**The task:**
Transcribe all of the material below word for word and leave out its pictures.

#### Material ####

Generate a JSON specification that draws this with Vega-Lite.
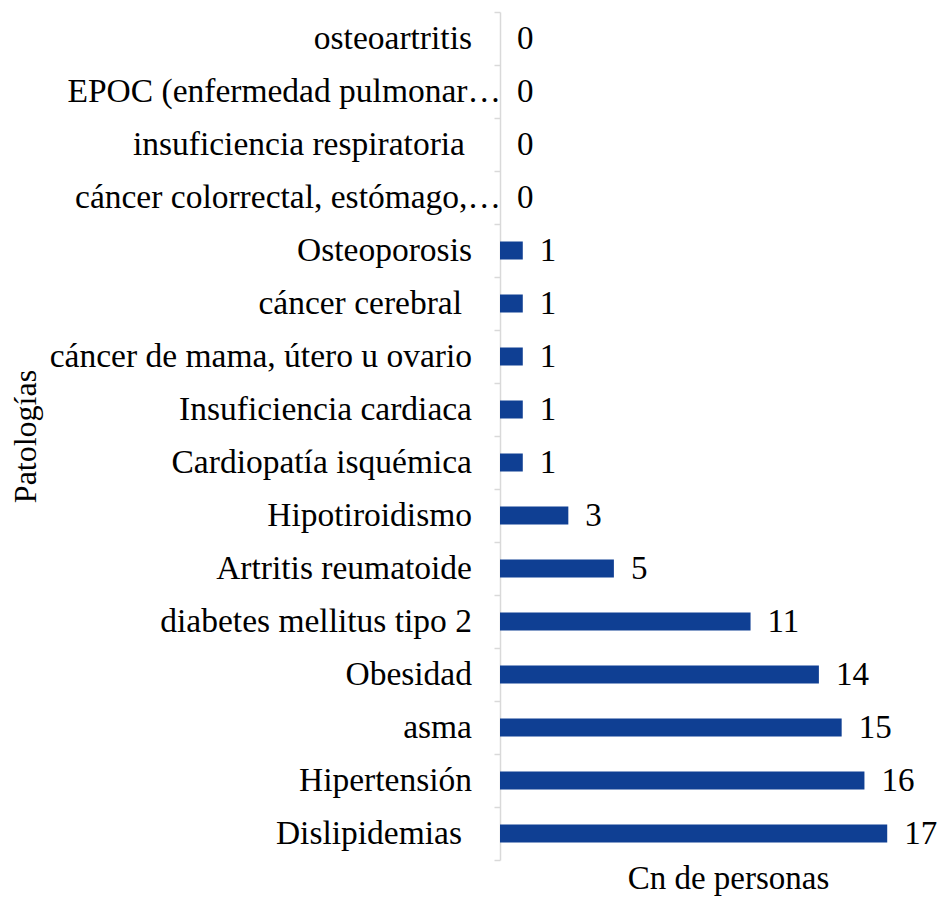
{
  "$schema": "https://vega.github.io/schema/vega-lite/v6.json",
  "autosize": "none",
  "width": 410,
  "height": 848,
  "padding": {"left": 500, "top": 12, "right": 33, "bottom": 39},
  "background": "white",
  "config": {"view": {"stroke": null}, "font": "Liberation Serif"},
  "data": {
    "values": [
      {"patologia": "osteoartritis", "n": 0},
      {"patologia": "EPOC (enfermedad pulmonar…", "n": 0},
      {"patologia": "insuficiencia respiratoria", "n": 0},
      {"patologia": "cáncer colorrectal, estómago,…", "n": 0},
      {"patologia": "Osteoporosis", "n": 1},
      {"patologia": "cáncer cerebral", "n": 1},
      {"patologia": "cáncer de mama, útero u ovario", "n": 1},
      {"patologia": "Insuficiencia cardiaca", "n": 1},
      {"patologia": "Cardiopatía isquémica", "n": 1},
      {"patologia": "Hipotiroidismo", "n": 3},
      {"patologia": "Artritis reumatoide", "n": 5},
      {"patologia": "diabetes mellitus tipo 2", "n": 11},
      {"patologia": "Obesidad", "n": 14},
      {"patologia": "asma", "n": 15},
      {"patologia": "Hipertensión", "n": 16},
      {"patologia": "Dislipidemias", "n": 17}
    ]
  },
  "encoding": {
    "y": {
      "field": "patologia",
      "type": "nominal",
      "sort": null,
      "scale": {"paddingInner": 0, "paddingOuter": 0},
      "axis": {
        "title": "Patologías",
        "titleFont": "Liberation Serif",
        "titleFontSize": 32,
        "titleFontWeight": "normal",
        "titleColor": "#000000",
        "titleX": -475,
        "titleBaseline": "middle",
        "domainColor": "#d9d9d9",
        "domainWidth": 1.5,
        "tickColor": "#d9d9d9",
        "tickWidth": 1.5,
        "tickSize": 6,
        "tickBand": "extent",
        "labels": false,
        "grid": false
      }
    },
    "x": {
      "field": "n",
      "type": "quantitative",
      "scale": {"domain": [0, 18], "nice": false},
      "axis": {
        "title": "Cn de personas",
        "titleFont": "Liberation Serif",
        "titleFontSize": 33,
        "titleFontWeight": "normal",
        "titleColor": "#000000",
        "titleX": 228,
        "titleY": 28,
        "titleBaseline": "alphabetic",
        "titleAnchor": "middle",
        "domain": false,
        "ticks": false,
        "labels": false,
        "grid": false
      }
    }
  },
  "layer": [
    {"mark": {"type": "bar", "color": "#0f3f93", "size": 18}},
    {
      "mark": {"type": "text", "align": "left", "baseline": "middle", "dx": 17, "font": "Liberation Serif", "fontSize": 33, "color": "#000000"},
      "encoding": {"text": {"field": "n", "type": "quantitative"}}
    },
    {
      "transform": [{"filter": "indexof(datum.patologia, '…') < 0 && datum.patologia != 'Dislipidemias' && datum.patologia != 'cáncer cerebral' && datum.patologia != 'insuficiencia respiratoria'"}],
      "mark": {"type": "text", "align": "right", "baseline": "middle", "dx": -28, "font": "Liberation Serif", "fontSize": 33.5, "color": "#000000"},
      "encoding": {"x": {"datum": 0}, "text": {"field": "patologia", "type": "nominal"}}
    },
    {
      "transform": [{"filter": "indexof(datum.patologia, '…') >= 0"}],
      "mark": {"type": "text", "align": "right", "baseline": "middle", "dx": 1, "font": "Liberation Serif", "fontSize": 33.5, "color": "#000000"},
      "encoding": {"x": {"datum": 0}, "text": {"field": "patologia", "type": "nominal"}}
    },
    {
      "transform": [{"filter": "datum.patologia == 'Dislipidemias' || datum.patologia == 'cáncer cerebral'"}],
      "mark": {"type": "text", "align": "right", "baseline": "middle", "dx": -38, "font": "Liberation Serif", "fontSize": 33.5, "color": "#000000"},
      "encoding": {"x": {"datum": 0}, "text": {"field": "patologia", "type": "nominal"}}
    },
    {
      "transform": [{"filter": "datum.patologia == 'insuficiencia respiratoria'"}],
      "mark": {"type": "text", "align": "right", "baseline": "middle", "dx": -35, "font": "Liberation Serif", "fontSize": 33.5, "color": "#000000"},
      "encoding": {"x": {"datum": 0}, "text": {"field": "patologia", "type": "nominal"}}
    }
  ]
}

####

**Correct answer:**
Generate a JSON specification that draws this with Vega-Lite.
{
  "$schema": "https://vega.github.io/schema/vega-lite/v6.json",
  "autosize": "none",
  "width": 410,
  "height": 848,
  "padding": {"left": 500, "top": 12, "right": 33, "bottom": 39},
  "background": "white",
  "config": {"view": {"stroke": null}, "font": "Liberation Serif"},
  "data": {
    "values": [
      {"patologia": "osteoartritis", "n": 0},
      {"patologia": "EPOC (enfermedad pulmonar…", "n": 0},
      {"patologia": "insuficiencia respiratoria", "n": 0},
      {"patologia": "cáncer colorrectal, estómago,…", "n": 0},
      {"patologia": "Osteoporosis", "n": 1},
      {"patologia": "cáncer cerebral", "n": 1},
      {"patologia": "cáncer de mama, útero u ovario", "n": 1},
      {"patologia": "Insuficiencia cardiaca", "n": 1},
      {"patologia": "Cardiopatía isquémica", "n": 1},
      {"patologia": "Hipotiroidismo", "n": 3},
      {"patologia": "Artritis reumatoide", "n": 5},
      {"patologia": "diabetes mellitus tipo 2", "n": 11},
      {"patologia": "Obesidad", "n": 14},
      {"patologia": "asma", "n": 15},
      {"patologia": "Hipertensión", "n": 16},
      {"patologia": "Dislipidemias", "n": 17}
    ]
  },
  "encoding": {
    "y": {
      "field": "patologia",
      "type": "nominal",
      "sort": null,
      "scale": {"paddingInner": 0, "paddingOuter": 0},
      "axis": {
        "title": "Patologías",
        "titleFont": "Liberation Serif",
        "titleFontSize": 32,
        "titleFontWeight": "normal",
        "titleColor": "#000000",
        "titleX": -475,
        "titleBaseline": "middle",
        "domainColor": "#d9d9d9",
        "domainWidth": 1.5,
        "tickColor": "#d9d9d9",
        "tickWidth": 1.5,
        "tickSize": 6,
        "tickBand": "extent",
        "labels": false,
        "grid": false
      }
    },
    "x": {
      "field": "n",
      "type": "quantitative",
      "scale": {"domain": [0, 18], "nice": false},
      "axis": {
        "title": "Cn de personas",
        "titleFont": "Liberation Serif",
        "titleFontSize": 33,
        "titleFontWeight": "normal",
        "titleColor": "#000000",
        "titleX": 228,
        "titleY": 28,
        "titleBaseline": "alphabetic",
        "titleAnchor": "middle",
        "domain": false,
        "ticks": false,
        "labels": false,
        "grid": false
      }
    }
  },
  "layer": [
    {"mark": {"type": "bar", "color": "#0f3f93", "size": 18}},
    {
      "mark": {"type": "text", "align": "left", "baseline": "middle", "dx": 17, "font": "Liberation Serif", "fontSize": 33, "color": "#000000"},
      "encoding": {"text": {"field": "n", "type": "quantitative"}}
    },
    {
      "transform": [{"filter": "indexof(datum.patologia, '…') < 0 && datum.patologia != 'Dislipidemias' && datum.patologia != 'cáncer cerebral' && datum.patologia != 'insuficiencia respiratoria'"}],
      "mark": {"type": "text", "align": "right", "baseline": "middle", "dx": -28, "font": "Liberation Serif", "fontSize": 33.5, "color": "#000000"},
      "encoding": {"x": {"datum": 0}, "text": {"field": "patologia", "type": "nominal"}}
    },
    {
      "transform": [{"filter": "indexof(datum.patologia, '…') >= 0"}],
      "mark": {"type": "text", "align": "right", "baseline": "middle", "dx": 1, "font": "Liberation Serif", "fontSize": 33.5, "color": "#000000"},
      "encoding": {"x": {"datum": 0}, "text": {"field": "patologia", "type": "nominal"}}
    },
    {
      "transform": [{"filter": "datum.patologia == 'Dislipidemias' || datum.patologia == 'cáncer cerebral'"}],
      "mark": {"type": "text", "align": "right", "baseline": "middle", "dx": -38, "font": "Liberation Serif", "fontSize": 33.5, "color": "#000000"},
      "encoding": {"x": {"datum": 0}, "text": {"field": "patologia", "type": "nominal"}}
    },
    {
      "transform": [{"filter": "datum.patologia == 'insuficiencia respiratoria'"}],
      "mark": {"type": "text", "align": "right", "baseline": "middle", "dx": -35, "font": "Liberation Serif", "fontSize": 33.5, "color": "#000000"},
      "encoding": {"x": {"datum": 0}, "text": {"field": "patologia", "type": "nominal"}}
    }
  ]
}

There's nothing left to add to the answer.